March Madness Feature No. 3: Brad Stevens
It was a cold March morning the first time I interviewed Brad Stevens. I was in my college dorm room when I sent him an email at 7:30 am, hoping to do a piece on Butler basketball for my college newspaper. Seconds later, my cell phone rang. It was Brad.
I fumbled and ummed my way through a series of questions. He knew he caught me off guard, but he was gracious about it. That was Brad’s way, and the Butler way. About to embark on another NCAA Tournament run, yet the head coach of this Cinderella story made time for a 19-year-old aspiring sportswriter. And his story is one of my favorites to tell…
Brad grew up in Zionsville just outside Indianapolis. His father used to drive him down to Bloomington to watch Indiana games during the Bob Knight days. When he was five years old, he watched tapes of IU’s game film after kindergarten. No joke.

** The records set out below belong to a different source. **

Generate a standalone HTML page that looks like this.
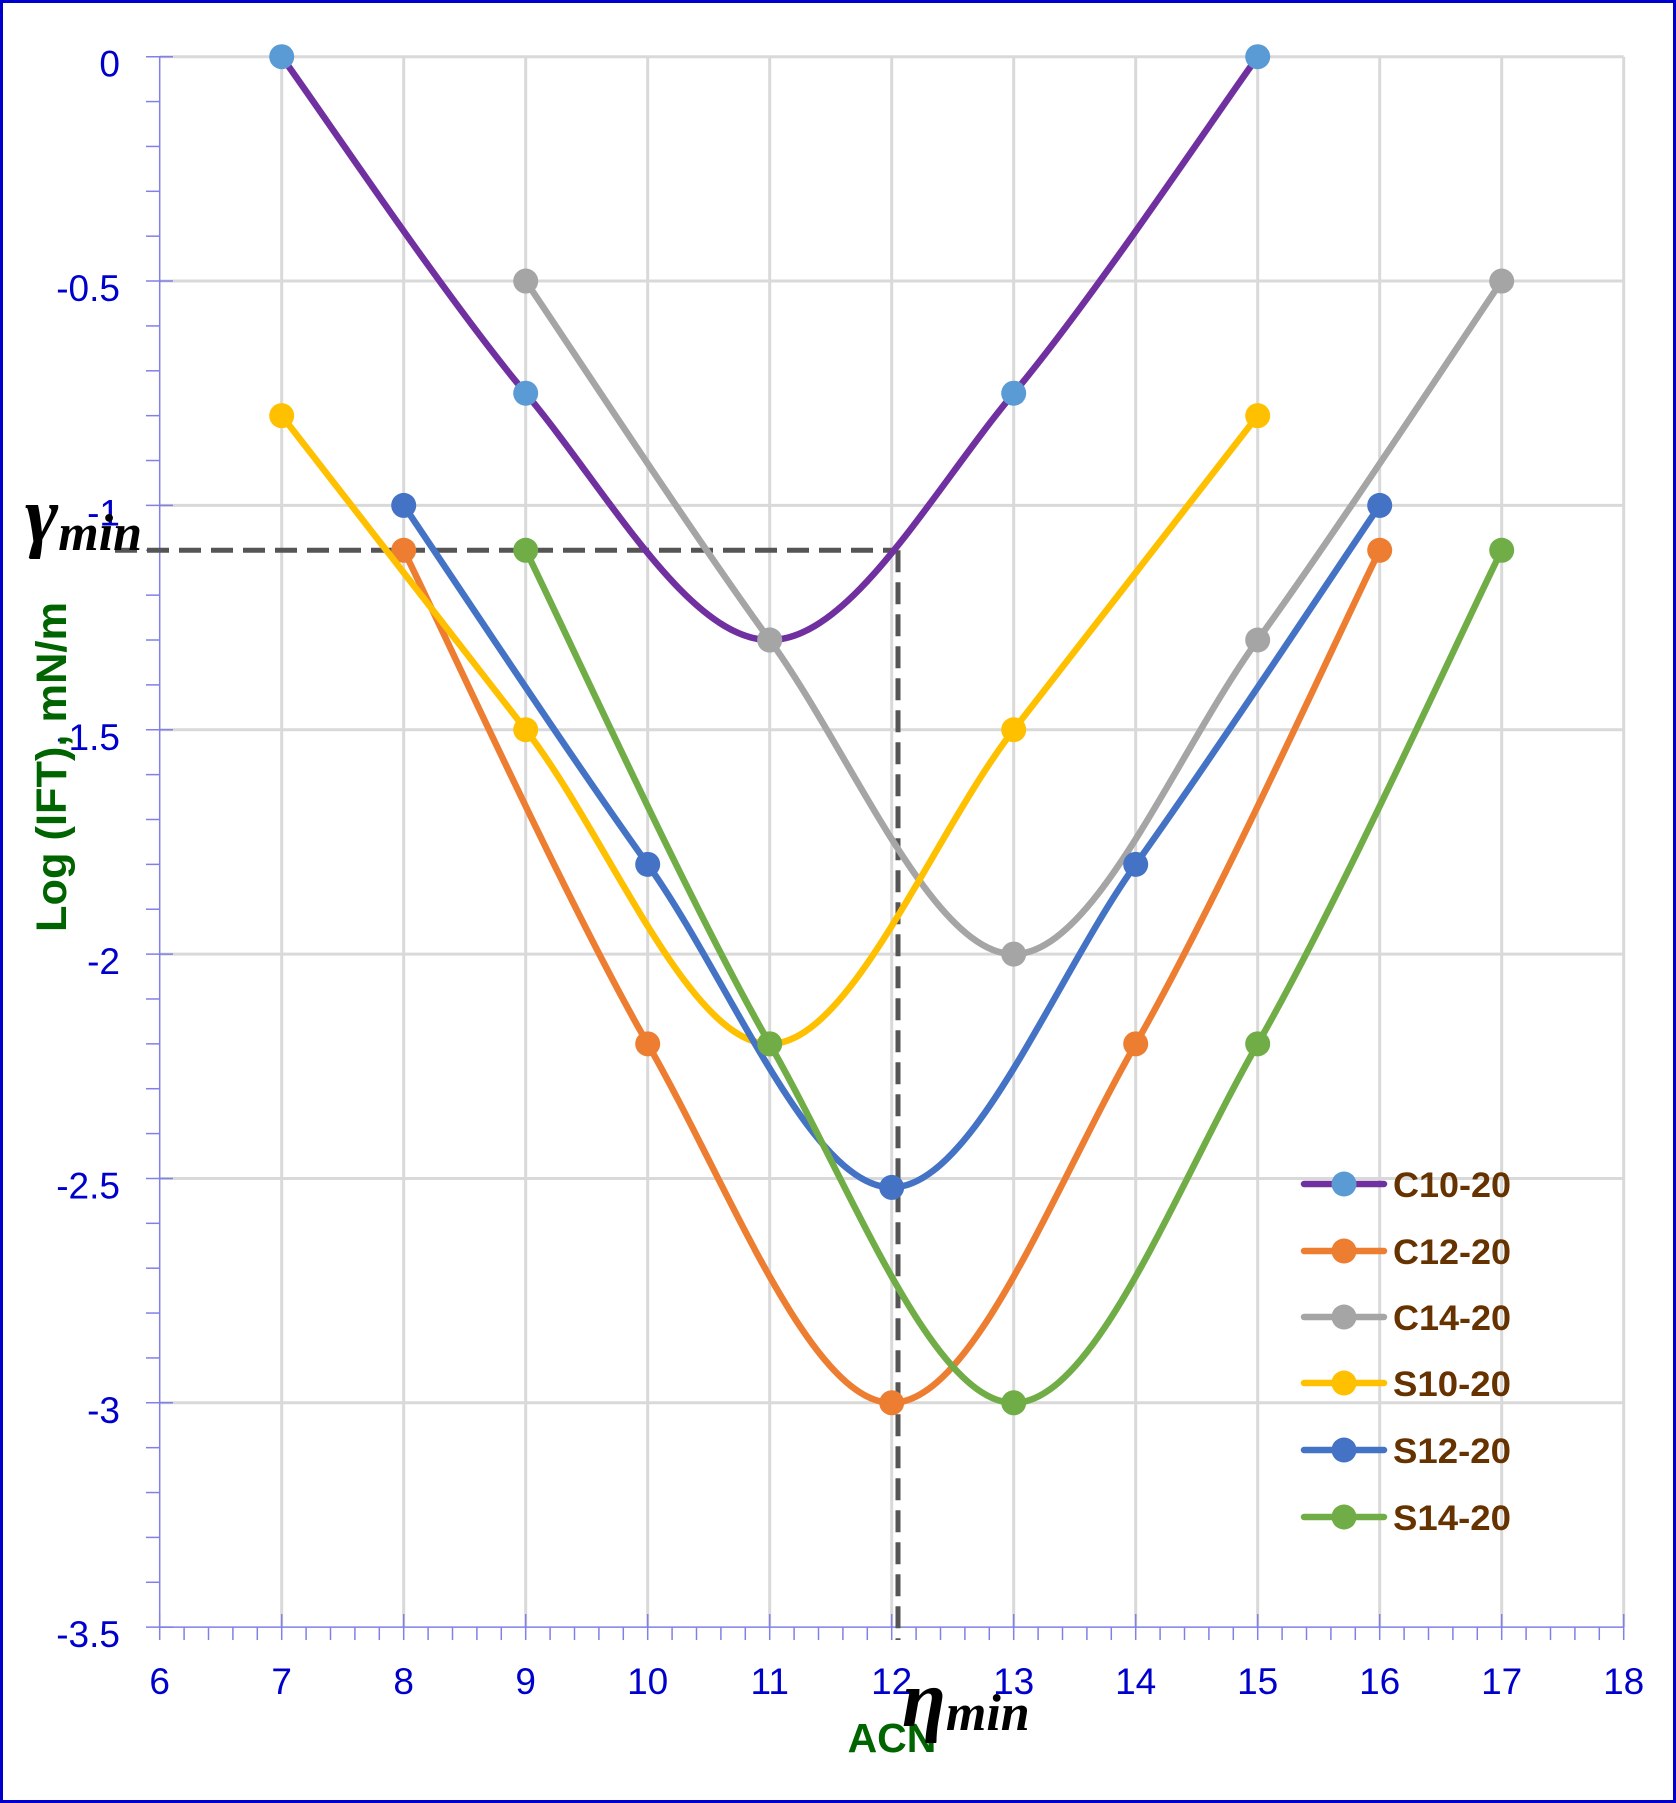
<!DOCTYPE html>
<html><head><meta charset="utf-8"><style>
html,body{margin:0;padding:0;background:#fff}
body{width:1676px;height:1803px;position:relative;overflow:hidden}
#b{position:absolute;left:0;top:0;width:1670px;height:1797px;border:3px solid #0000CC}
svg{position:absolute;left:0;top:0}
</style></head><body>
<div id="b"></div>
<svg id="s" width="1676" height="1803" xmlns="http://www.w3.org/2000/svg" font-family="Liberation Sans, sans-serif"></svg>
<script>
const s=document.getElementById('s');
const X=v=>159.7+122*(v-6), Y=v=>56.7-448.7*v;
let h='';
for(let v=7;v<=18;v++) h+=`<line x1="${X(v)}" y1="${Y(0)}" x2="${X(v)}" y2="${Y(-3.5)}" stroke="#D9D9D9" stroke-width="3"/>`;
for(let k=0;k<7;k++){let v=-k*0.5;h+=`<line x1="${X(6)}" y1="${Y(v)}" x2="${X(18)}" y2="${Y(v)}" stroke="#D9D9D9" stroke-width="3"/>`;}
h+=`<line x1="${X(6)}" y1="${Y(0)}" x2="${X(6)}" y2="${Y(-3.5)}" stroke="#8080E8" stroke-width="1.5"/>`;
h+=`<line x1="${X(6)}" y1="${Y(-3.5)}" x2="${X(18)}" y2="${Y(-3.5)}" stroke="#8080E8" stroke-width="1.5"/>`;
for(let k=0;k<=35;k++){let v=-k*0.1,maj=k%5==0;h+=`<line x1="146" y1="${Y(v)}" x2="${maj?173:160}" y2="${Y(v)}" stroke="#8080E8" stroke-width="1.5"/>`;
 if(maj){let t=(v===0?'0':(-k/10).toString());h+=`<text x="120" y="${Y(v)+20}" font-size="37" fill="#0000CC" text-anchor="end">${t}</text>`;}}
for(let k=0;k<=60;k++){let v=6+k*0.2,maj=k%5==0;h+=`<line x1="${X(v)}" y1="${maj?1614:1627}" x2="${X(v)}" y2="1640" stroke="#8080E8" stroke-width="1.5"/>`;
 if(maj)h+=`<text x="${X(v)}" y="1694" font-size="37" fill="#0000CC" text-anchor="middle">${Math.round(v)}</text>`;}
h+=`<line x1="115" y1="${Y(-1.1)}" x2="898" y2="${Y(-1.1)}" stroke="#555" stroke-width="5" stroke-dasharray="22,10"/>`;
h+=`<line x1="898" y1="${Y(-1.1)}" x2="898" y2="1640" stroke="#555" stroke-width="5" stroke-dasharray="22,10"/>`;
const S=[
['C10-20','#7030A0','#5B9BD5',[[7,0],[9,-0.75],[11,-1.3],[13,-0.75],[15,0]]],
['C12-20','#ED7D31','#ED7D31',[[8,-1.1],[10,-2.2],[12,-3],[14,-2.2],[16,-1.1]]],
['C14-20','#A5A5A5','#A5A5A5',[[9,-0.5],[11,-1.3],[13,-2],[15,-1.3],[17,-0.5]]],
['S10-20','#FFC000','#FFC000',[[7,-0.8],[9,-1.5],[11,-2.2],[13,-1.5],[15,-0.8]]],
['S12-20','#4472C4','#4472C4',[[8,-1],[10,-1.8],[12,-2.52],[14,-1.8],[16,-1]]],
['S14-20','#70AD47','#70AD47',[[9,-1.1],[11,-2.2],[13,-3],[15,-2.2],[17,-1.1]]]];
const ly=[1184,1251,1317,1383,1450,1517];
S.forEach((sr,i)=>{const p=sr[3].map(q=>[X(q[0]),Y(q[1])]);let d=`M${p[0][0]},${p[0][1]}`;
 for(let j=0;j<p.length-1;j++){const p0=p[Math.max(j-1,0)],p1=p[j],p2=p[j+1],p3=p[Math.min(j+2,p.length-1)];
  const c1=[p1[0]+(p2[0]-p0[0])/6,p1[1]+(p2[1]-p0[1])/6],c2=[p2[0]-(p3[0]-p1[0])/6,p2[1]-(p3[1]-p1[1])/6];
  d+=` C${c1[0]},${c1[1]} ${c2[0]},${c2[1]} ${p2[0]},${p2[1]}`;}
 h+=`<path d="${d}" fill="none" stroke="${sr[1]}" stroke-width="6.5" stroke-linecap="round"/>`;
 p.forEach(q=>h+=`<circle cx="${q[0]}" cy="${q[1]}" r="12.5" fill="${sr[2]}"/>`);
 h+=`<line x1="1304" y1="${ly[i]}" x2="1384" y2="${ly[i]}" stroke="${sr[1]}" stroke-width="6.5" stroke-linecap="round"/><circle cx="1344" cy="${ly[i]}" r="12.5" fill="${sr[2]}"/>`;
 h+=`<text x="1393" y="${ly[i]+13}" font-size="35" font-weight="bold" fill="#663300" textLength="118" lengthAdjust="spacingAndGlyphs">${sr[0]}</text>`;});
h+=`<text transform="translate(66,767) rotate(-90)" font-size="43" font-weight="bold" fill="#006400" text-anchor="middle" textLength="330" lengthAdjust="spacingAndGlyphs">Log (IFT), mN/m</text>`;
h+=`<text x="892" y="1752" font-size="41" font-weight="bold" fill="#006400" text-anchor="middle">ACN</text>`;
h+=`<text x="25" y="542" font-family="Liberation Serif, serif" font-style="italic" font-weight="bold" font-size="80" fill="#000">γ<tspan font-size="52" dy="8">min</tspan></text>`;
h+=`<text x="902" y="1726" font-family="Liberation Serif, serif" font-style="italic" font-weight="bold" font-size="80" fill="#000">η<tspan font-size="52" dy="4">min</tspan></text>`;
s.innerHTML=h;
</script>
</body></html>
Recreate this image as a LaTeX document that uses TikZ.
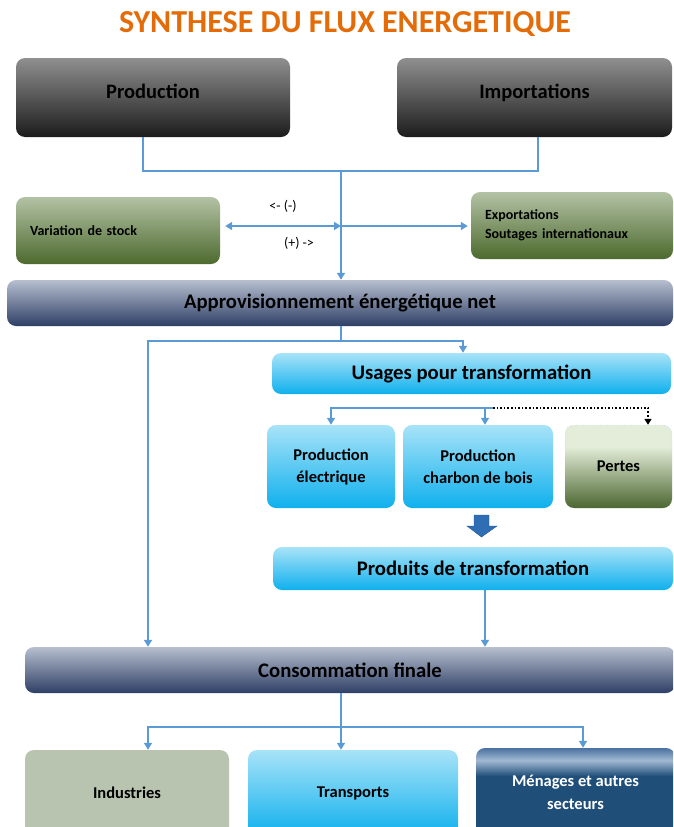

“It’s hard not to be in love with basketball when you’re a kid growing up in Indiana.”
Brad played high school basketball at Zionsville and set four school records, then he became a three-time Academic All-American at DePauw. Most coaches are smart, some are geniuses, but you’d have to come up with a new word to define a savvy hoops scientist like Brad.
After college, Brad put that degree to use for a few years, but basketball wouldn’t let him go. In 2000, he quit his job and volunteered to be an assistant with the Butler Bulldogs – an unpaid position with a program that had only made the NCAA Tournament twice in the previous 38 years, and lost in the first round both times.
Brad become a paid assistant a year later, then a full-time assistant, then thee assistant. In 2007, he became the head coach and led the Bulldogs to 30 wins and a No. 11 ranking – both program records. Three years later, Butler’s March magic unfolded.
They were a No. 5 seed when Brad’s Bulldogs made their historic Final Four run in 2010, taking down UTEP, Murray State, Syracuse, Kansas State, and Michigan State en route to a National Championship appearance. In doing so, Butler became the first-and-only team in NCAA Tournament history to hold five straight opponents under 60 points. Stevens became the youngest head coach (33 years old) to reach the Final Four since Bob Knight (32), and Butler became the smallest school (4,200) to reach the Final Four since the introduction of seeding in 1979. Most importantly, “the Butler did it again” became Bill Raftery’s go-to catchphrase (gotta love Bill Raftery).
However, that Cinderella story didn’t yield a fairy tale ending. In the championship against Duke – hosted in Indianapolis, of all places – Gordon Hayward missed a half-court game-winner off the front of the rim. The Bulldogs fell two points shy, 61-59, and they were three inches from the greatest basketball story ever told.
“It took one tournament for the tiny school with the charming old fieldhouse and the team that didn’t care about seeding or brackets or favorites to remind America why rooting for the underdog was so much damn fun.” — Zak Keefer, Indianapolis Star
In 2011? Well… The Butler did it again. This time as an 8-seed, it was Brad and the boys back for more, all the way to another National Championship appearance. That’s when they ran into Kemba Walker and the UConn Huskies – the No. 2 March Madness Underdog feature from last week.
Brad spearheaded a historic run of six seasons, five NCAA Tournament appearances, and two Final Fours. The result was a slew of records for a young and talented basketball coach at the helm of a dinky mid-major named Butler University.
Now, Butler’s success has thrust them into the Big East Conference – a quantum leap from their Horizon League days – and Brad Stevens is the head coach of the Boston Celtics. He doesn’t return my interview requests in seconds, now.
The abbreviated version of this Underdog odyssey? A small-town Midwest kid handed in his desk job for a dream; an unpaid, volunteer coaching position. Then, he led a small school Cinderella story, twice, and became the head coach of one of the NBA’s most storied franchises. Just another mind-blowing magic trick from the magician known as March Madness.